The central bank’s statement was seen to be broadly unchanged from the November monetary policy meeting. The central bank however maintained an optimistic view on the labor market.

It said that the outlook on business and public investment was optimistic and this could help further strengthen the labor market.

At the same time, the RBA was concerned as it expects uncertainty on whether the labor market would help in improving household spending. “There are reports that some employers are finding it more difficult to hire workers with the necessary skills,” the RBA’s statement said.

The central bank said that the recent data suggested that wage growth was still low. It expects this trend to continue for a while. Reflecting on the GDP, the RBA said that the growth rate was in line with the recent trend. The central bank forecast showed that the Australian GDP would average around 3% in the coming years.
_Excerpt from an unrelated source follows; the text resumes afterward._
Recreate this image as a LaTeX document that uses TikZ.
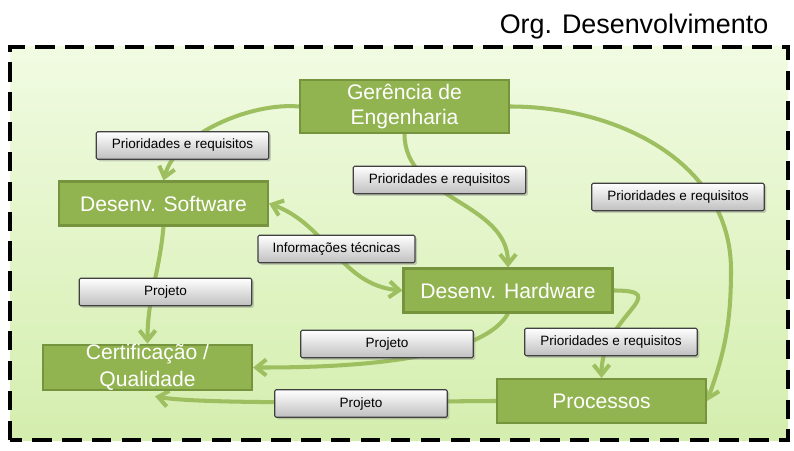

Australia retail sales rises 0.5% on the month

Ahead of the RBA’s meeting, the retail sales report showed a 0.5% increase on the month. This beat forecasts of a 0.3% increase by a strong margin and was higher than the 0.1% increase registered the month before.

Breaking down the report, data showed that retail sales for household goods fell 0.6%. Food, cafes and restaurants showed a modest increase which managed to offset the declines from the household retail sector.

Despite coming out strong, the data showed that the retail spending was still fragile. This was consistent with the RBA’s view about the low wage growth and the impact on the household spending.

Australian GDP grows at a slower pace in Q3

The third quarter GDP data showed that the Australian economy expanded at a pace of 0.6% in the quarter ending September. This was below forecasts of a 0.7% increase. However, the second quarter data was revised higher to show a 0.9% increase.

This pushed the annual GDP growth rate in Australia to 2.8%. It was slightly below forecasts of a 3.0% increase. Net exports remained flat during the period although there was increased output in the mining production. Exports of coal and iron ore declined pushing the terms of trade to just 0.4%.

Australia annual GDP growth rate: 2.8% (Q3 2017). Source: Tradingeconomics.com
Australia annual GDP growth rate: 2.8% (Q3 2017). Source: Tradingeconomics.com

Breaking down the data, the compensation of employees rose 1.2% with nearly 17 out of 20 industries posting positive growth. Engineering construction was seen rising at a pace of 6.3% but household consumption expenditure grew just 0.1% on the quarter.

The GDP data was consistent with the RBA’s view that while it expected GDP to average around 3% in the coming year, household spending remained weak. This comes amid higher household income. On the brighter side with increasing household income and reduced spending the savings ratio was seen rising for the first time in the recent quarters.

Commenting on the GDP data, the Australian Bureau of Statistics chief, Bruce Hockman said that there was a noticeable increase in activity in private business investment as well as public infrastructure spending.